Il candidato del centrosinistra rispolvera la supercazzola prematurata
«Bisogna lavorare in Campania sugli investimenti per le imprese, che significano investimenti sul lavoro, provando a fare una progettualità ampia che va di là della singola azienda ma cercando di sostenere gli interi comparti per aumentare l’occupazione e quindi il reddito complessivo della regione Campania». No, non è un remake di “Amici miei”, ma la dichiarazione di Roberto Fico, candidato del centrosinistra alla presidenza della Regione Campania, rilasciata alla sede Uil di Napoli.
Per chi non la conoscesse, la «supercazzola prematurata» è una leggendaria invenzione cinematografica: una frase assurda e senza senso, usata dal conte Mascetti (Ugo Tognazzi) nel film Amici miei per confondere un interlocutore con un linguaggio finto-serioso. «Tarapìa tapiòco! Prematurata la supercazzola, o scherziamo?» diceva Tognazzi, riuscendo con nonchalance a far credere di parlare di cose serie mentre non diceva assolutamente nulla. Ecco: il rischio di certi discorsi politici è esattamente questo.
La progettualità «ampia», ma sfuggente
Fico parla di «progettualità ampia», di «sostenere i comparti», di «investimenti sul lavoro». Espressioni altisonanti, che suonano bene ma non si traducono in un piano preciso. Dopo tre righe di dichiarazioni, non si capisce se il candidato intenda creare nuovi incentivi, favorire start-up, o solo evocare il concetto di sviluppo. Come nella supercazzola, le parole scorrono fluide, ordinate, apparentemente profonde — ma alla fine resta la domanda: che cosa ha detto davvero?
«Mettere tutto a sistema»: il mantra più vago del secolo
Il candidato cita poi il centro di formazione di San Giovanni a Teduccio, «uno dei migliori d’Italia», da cui escono «talenti veri» che però spesso emigrano. «Serve il tassello dell’ulteriore formazione collegata alle imprese che danno lavoro in collegamento con le università», spiega. Tutto giusto, ma sembra la solita ricetta generica per «fare sistema»: un’espressione che in Italia viene servita in ogni salsa da vent’anni e che, come la supercazzola, funziona bene solo se detta con convinzione.

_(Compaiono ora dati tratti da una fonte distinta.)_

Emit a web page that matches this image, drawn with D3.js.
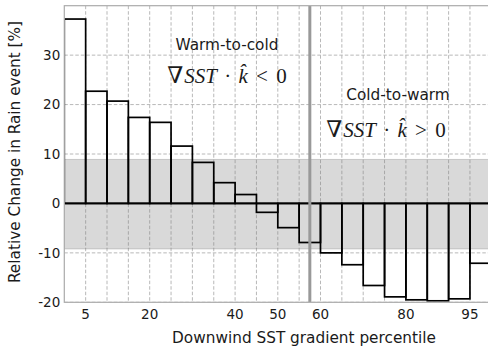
<!DOCTYPE html>
<html>
<head>
<meta charset="utf-8">
<script src="https://cdn.jsdelivr.net/npm/d3@7"></script>
<style>
  html, body { margin: 0; padding: 0; background: #fff; }
  svg { display: block; }
  text { font-family: "DejaVu Sans", sans-serif; fill: #1a1a1a; }
  .math { font-family: "Liberation Serif", "DejaVu Serif", serif; }
</style>
</head>
<body>
<div id="chart"></div>
<script>
// percentile bins (start of each 5-percentile bin)
const binStart = [0, 5, 10, 15, 20, 25, 30, 35, 40, 45, 50, 55, 60, 65, 70, 75, 80, 85, 90, 95];
const binWidth = 5;
// relative change in rain event [%]
const relChange = [37.3, 22.7, 20.7, 17.4, 16.4, 11.6, 8.3, 4.2, 1.8, -1.8, -4.9, -7.9,
                   -10.0, -12.4, -16.6, -18.9, -19.5, -19.7, -19.3, -12.1];

const xTicks = [5, 20, 40, 50, 60, 80, 95];
const yTicks = [-20, -10, 0, 10, 20, 30];
const xGrid = [5, 10, 15, 20, 25, 30, 35, 40, 45, 50, 55, 60, 65, 70, 75, 80, 85, 90, 95];

// shaded insignificance band and the warm/cold divider
const band = [-9.2, 8.9];
const divider = 57.5;

const W = 488, H = 348;
const margin = { left: 64.3, top: 5.7, right: -3.3, bottom: 45.7 };

const svg = d3.select('#chart').append('svg')
  .attr('width', W).attr('height', H);

const x = d3.scaleLinear().domain([0, 100]).range([margin.left, W - margin.right]);
const y = d3.scaleLinear().domain([-20, 40]).range([H - margin.bottom, margin.top]);

svg.append('clipPath').attr('id', 'plot')
  .append('rect')
  .attr('x', x(0)).attr('y', y(40))
  .attr('width', x(100) - x(0)).attr('height', y(-20) - y(40));

const plot = svg.append('g').attr('clip-path', 'url(#plot)');

// grid
plot.selectAll('.hgrid').data(yTicks).enter().append('line')
  .attr('x1', x(0)).attr('x2', x(100))
  .attr('y1', d => y(d)).attr('y2', d => y(d))
  .attr('stroke', '#b0b0b0').attr('stroke-width', 0.9)
  .attr('stroke-dasharray', '3.5,2');

plot.selectAll('.vgrid').data(xGrid).enter().append('line')
  .attr('x1', d => x(d)).attr('x2', d => x(d))
  .attr('y1', y(40)).attr('y2', y(-20))
  .attr('stroke', '#b0b0b0').attr('stroke-width', 0.9)
  .attr('stroke-dasharray', '3.5,2');

// band
plot.append('rect')
  .attr('x', x(0)).attr('width', x(100) - x(0))
  .attr('y', y(band[1])).attr('height', y(band[0]) - y(band[1]))
  .attr('fill', 'rgba(128,128,128,0.3)')
  .attr('stroke', 'rgba(128,128,128,0.35)').attr('stroke-width', 1);

// bars
plot.selectAll('.bar').data(binStart).enter().append('rect')
  .attr('x', d => x(d))
  .attr('width', x(binWidth) - x(0))
  .attr('y', (d, i) => y(Math.max(0, relChange[i])))
  .attr('height', (d, i) => Math.abs(y(relChange[i]) - y(0)))
  .attr('fill', 'none')
  .attr('stroke', '#000').attr('stroke-width', 1.7);

// zero line
plot.append('line')
  .attr('x1', x(0)).attr('x2', x(100))
  .attr('y1', y(0)).attr('y2', y(0))
  .attr('stroke', '#000').attr('stroke-width', 1.7);

// divider
plot.append('line')
  .attr('x1', x(divider)).attr('x2', x(divider))
  .attr('y1', y(40)).attr('y2', y(-20))
  .attr('stroke', '#999').attr('stroke-width', 3);

// spines
svg.append('rect')
  .attr('x', x(0)).attr('y', y(40))
  .attr('width', x(100) - x(0)).attr('height', y(-20) - y(40))
  .attr('fill', 'none').attr('stroke', '#aaa').attr('stroke-width', 1.2);

// tick labels
svg.selectAll('.ytl').data(yTicks).enter().append('text')
  .attr('x', x(0) - 4).attr('y', d => y(d))
  .attr('dy', '0.36em').attr('text-anchor', 'end')
  .style('font-size', '13.5px')
  .text(d => d < 0 ? '-' + Math.abs(d) : d);

svg.selectAll('.xtl').data(xTicks).enter().append('text')
  .attr('x', d => x(d)).attr('y', y(-20) + 17)
  .attr('text-anchor', 'middle')
  .style('font-size', '13.5px')
  .text(d => d);

// axis labels
svg.append('text')
  .attr('x', 304).attr('y', 343)
  .attr('text-anchor', 'middle')
  .style('font-size', '15.3px')
  .text('Downwind SST gradient percentile');

svg.append('text')
  .attr('transform', 'translate(20,152) rotate(-90)')
  .attr('text-anchor', 'middle')
  .style('font-size', '15.3px')
  .text('Relative Change in Rain event [%]');

// annotations
function label(cx, cy, txt) {
  svg.append('text')
    .attr('x', cx).attr('y', cy)
    .attr('text-anchor', 'middle')
    .style('font-size', '15.3px')
    .text(txt);
}
function mathLabel(cx, base, op) {
  const t = svg.append('text').attr('class', 'math')
    .attr('x', cx).attr('y', base)
    .attr('text-anchor', 'middle')
    .style('font-size', '21px');
  t.append('tspan').style('font-size', '23px').text('\u2207');
  t.append('tspan').style('font-style', 'italic').attr('dx', 1).text('SST');
  t.append('tspan').attr('dx', 2).text(' \u00b7 ');
  t.append('tspan').style('font-style', 'italic').attr('dx', 2).text('k\u0302');
  t.append('tspan').attr('dx', 3).text(' ' + op);
  t.append('tspan').attr('dx', 3).text(' 0');
}

label(227, 50, 'Warm-to-cold');
mathLabel(227, 83, '<');
label(398, 100, 'Cold-to-warm');
mathLabel(386, 137, '>');
</script>
</body>
</html>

«Le grandi imprese oggi possono anche investire sul territorio in termini di sviluppo e innovazione e quindi bisogna lavorare mettendo tutto a sistema», aggiunge Fico. Qui la supercazzola raggiunge il suo culmine: «mettere tutto a sistema» suona come una formula magica, buona per ogni occasione e per nessuna in particolare. Il concetto resta sospeso, come una bolla linguistica che non scoppia mai.
Le donne e la cultura del lavoro
Fico chiude toccando il tema del lavoro femminile: «Dobbiamo aiutare molto la componente femminile nel lavoro – ha detto – facendo sì che crescano i comparti con investimenti che guardano al futuro coinvolgendo maggiormente le donne campane». Poi denuncia «fabbriche ancora incentrate sul maschilismo» e invoca un cambio culturale. Un appello condivisibile, ma anche qui l’assenza di proposte concrete fa sembrare il tutto un esercizio di retorica più che un programma operativo.
La supercazzola è tornata di moda
Alla fine, tra «comparti», «distretti» e «progettualità», il discorso di Fico lascia la sensazione di aver assistito a una supercazzola in salsa istituzionale: un linguaggio forbito, privo di contenuti verificabili, che potrebbe adattarsi a qualsiasi tema politico. Il conte Mascetti sarebbe orgoglioso: la «supercazzola prematurata» vive e lotta insieme a noi – anche nelle campagne elettorali.